Search the material for the string "chart" and copy each line where it occurs.
--- Begin SOURCE MATERIAL ---
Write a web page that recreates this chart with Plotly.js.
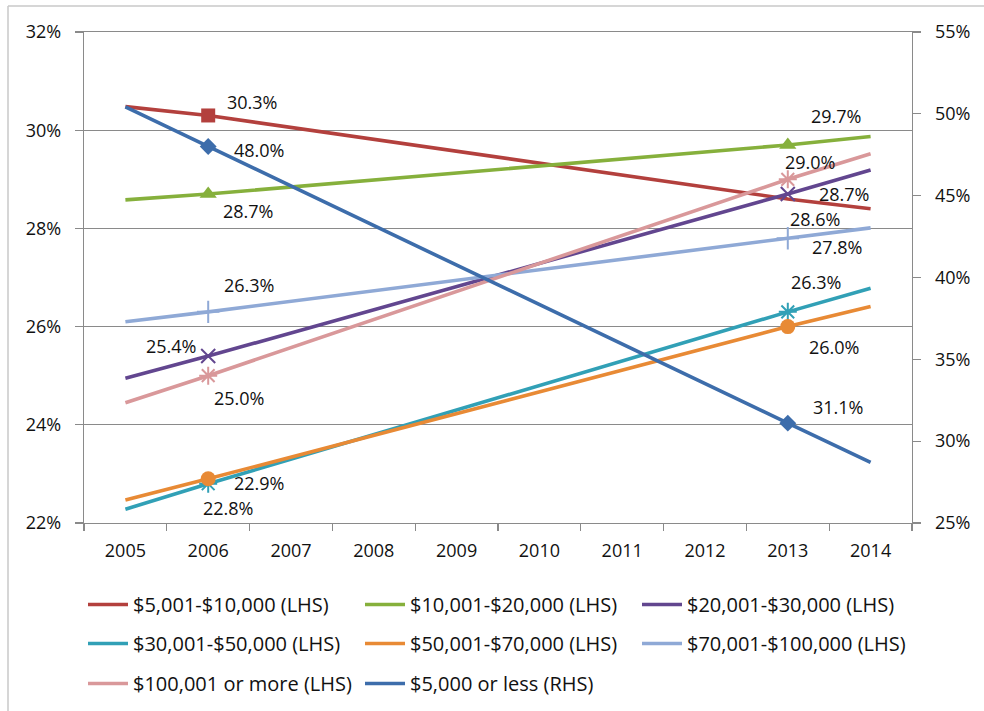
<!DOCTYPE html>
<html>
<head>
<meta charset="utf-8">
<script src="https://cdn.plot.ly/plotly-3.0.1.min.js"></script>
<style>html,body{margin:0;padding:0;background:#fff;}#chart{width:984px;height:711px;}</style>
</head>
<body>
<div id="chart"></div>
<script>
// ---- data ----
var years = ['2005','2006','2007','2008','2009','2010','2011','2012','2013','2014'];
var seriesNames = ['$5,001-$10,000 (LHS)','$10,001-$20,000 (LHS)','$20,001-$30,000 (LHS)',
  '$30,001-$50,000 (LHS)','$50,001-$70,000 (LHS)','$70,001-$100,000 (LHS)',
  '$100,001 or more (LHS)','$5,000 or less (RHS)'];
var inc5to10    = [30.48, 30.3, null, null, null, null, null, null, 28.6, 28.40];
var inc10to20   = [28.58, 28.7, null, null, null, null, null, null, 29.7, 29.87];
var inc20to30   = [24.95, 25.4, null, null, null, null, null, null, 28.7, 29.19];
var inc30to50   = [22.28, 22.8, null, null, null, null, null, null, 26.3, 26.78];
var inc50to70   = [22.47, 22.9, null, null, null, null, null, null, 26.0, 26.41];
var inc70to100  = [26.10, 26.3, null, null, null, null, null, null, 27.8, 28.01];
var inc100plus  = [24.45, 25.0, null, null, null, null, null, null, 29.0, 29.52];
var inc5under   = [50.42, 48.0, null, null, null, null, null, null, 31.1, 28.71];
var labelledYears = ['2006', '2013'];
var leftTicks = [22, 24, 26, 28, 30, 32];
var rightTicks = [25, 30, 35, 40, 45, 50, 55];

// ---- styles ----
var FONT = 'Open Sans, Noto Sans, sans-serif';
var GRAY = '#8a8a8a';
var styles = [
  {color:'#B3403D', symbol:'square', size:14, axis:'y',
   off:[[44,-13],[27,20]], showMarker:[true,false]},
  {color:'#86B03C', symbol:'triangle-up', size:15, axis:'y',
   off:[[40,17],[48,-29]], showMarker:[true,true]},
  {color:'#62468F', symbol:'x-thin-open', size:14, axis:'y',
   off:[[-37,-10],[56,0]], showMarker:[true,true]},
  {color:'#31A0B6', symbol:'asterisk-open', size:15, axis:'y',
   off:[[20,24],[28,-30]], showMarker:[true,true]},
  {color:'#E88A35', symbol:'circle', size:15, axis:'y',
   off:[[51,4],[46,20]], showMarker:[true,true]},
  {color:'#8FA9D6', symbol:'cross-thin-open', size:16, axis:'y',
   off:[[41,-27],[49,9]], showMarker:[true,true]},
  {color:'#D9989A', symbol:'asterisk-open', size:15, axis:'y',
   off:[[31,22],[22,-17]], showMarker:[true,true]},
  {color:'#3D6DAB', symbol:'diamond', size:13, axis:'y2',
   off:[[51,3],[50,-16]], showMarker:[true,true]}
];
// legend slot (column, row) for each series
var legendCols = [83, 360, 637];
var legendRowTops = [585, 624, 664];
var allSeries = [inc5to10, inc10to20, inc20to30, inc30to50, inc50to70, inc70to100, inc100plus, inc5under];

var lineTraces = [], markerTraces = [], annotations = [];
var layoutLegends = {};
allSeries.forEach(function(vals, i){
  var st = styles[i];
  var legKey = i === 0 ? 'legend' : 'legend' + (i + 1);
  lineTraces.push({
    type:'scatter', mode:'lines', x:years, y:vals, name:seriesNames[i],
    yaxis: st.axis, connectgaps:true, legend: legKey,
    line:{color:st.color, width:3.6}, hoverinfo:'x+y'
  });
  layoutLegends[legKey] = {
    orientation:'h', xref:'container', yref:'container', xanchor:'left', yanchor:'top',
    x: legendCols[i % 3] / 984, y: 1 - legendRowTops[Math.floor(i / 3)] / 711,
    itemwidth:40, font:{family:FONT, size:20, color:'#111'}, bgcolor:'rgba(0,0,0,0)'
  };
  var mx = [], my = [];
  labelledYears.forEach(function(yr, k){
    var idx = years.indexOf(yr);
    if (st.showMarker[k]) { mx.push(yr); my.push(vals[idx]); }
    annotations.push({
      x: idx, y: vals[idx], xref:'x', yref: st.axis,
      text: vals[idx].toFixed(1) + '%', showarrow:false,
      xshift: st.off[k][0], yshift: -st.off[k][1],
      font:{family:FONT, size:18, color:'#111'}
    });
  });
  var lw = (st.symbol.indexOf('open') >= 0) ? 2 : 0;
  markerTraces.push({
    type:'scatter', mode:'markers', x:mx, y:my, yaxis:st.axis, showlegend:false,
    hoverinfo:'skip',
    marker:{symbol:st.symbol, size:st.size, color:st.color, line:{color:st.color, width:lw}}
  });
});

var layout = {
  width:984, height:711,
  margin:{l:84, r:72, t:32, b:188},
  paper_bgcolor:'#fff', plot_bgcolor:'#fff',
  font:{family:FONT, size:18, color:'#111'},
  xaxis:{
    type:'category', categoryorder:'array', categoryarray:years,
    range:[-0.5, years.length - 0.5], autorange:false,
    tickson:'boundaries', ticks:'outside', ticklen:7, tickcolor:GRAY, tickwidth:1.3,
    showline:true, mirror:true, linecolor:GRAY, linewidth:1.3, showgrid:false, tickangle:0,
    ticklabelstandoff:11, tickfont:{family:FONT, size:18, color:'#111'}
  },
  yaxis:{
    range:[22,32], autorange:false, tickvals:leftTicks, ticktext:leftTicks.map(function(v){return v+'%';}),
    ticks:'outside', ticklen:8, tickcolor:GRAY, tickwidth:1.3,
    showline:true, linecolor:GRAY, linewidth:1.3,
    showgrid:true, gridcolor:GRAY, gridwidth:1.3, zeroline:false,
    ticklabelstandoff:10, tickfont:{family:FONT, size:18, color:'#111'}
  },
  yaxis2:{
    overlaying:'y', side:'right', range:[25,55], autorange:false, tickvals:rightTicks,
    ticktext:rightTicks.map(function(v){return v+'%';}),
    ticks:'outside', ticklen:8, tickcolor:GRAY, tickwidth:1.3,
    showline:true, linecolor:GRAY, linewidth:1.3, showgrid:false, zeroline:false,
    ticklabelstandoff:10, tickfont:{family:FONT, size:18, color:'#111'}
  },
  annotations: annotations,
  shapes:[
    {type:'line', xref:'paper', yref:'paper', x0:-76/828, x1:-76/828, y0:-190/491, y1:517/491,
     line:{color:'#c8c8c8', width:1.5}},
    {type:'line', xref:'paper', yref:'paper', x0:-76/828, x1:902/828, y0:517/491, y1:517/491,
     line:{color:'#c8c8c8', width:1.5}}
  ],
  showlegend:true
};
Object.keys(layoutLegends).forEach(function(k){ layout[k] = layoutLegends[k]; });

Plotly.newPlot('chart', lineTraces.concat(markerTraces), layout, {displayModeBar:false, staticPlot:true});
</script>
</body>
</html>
--- End SOURCE MATERIAL ---
EXERCISE RESPONSE —
Write a web page that recreates this chart with Plotly.js.
<style>html,body{margin:0;padding:0;background:#fff;}#chart{width:984px;height:711px;}</style>
<div id="chart"></div>
Plotly.newPlot('chart', lineTraces.concat(markerTraces), layout, {displayModeBar:false, staticPlot:true});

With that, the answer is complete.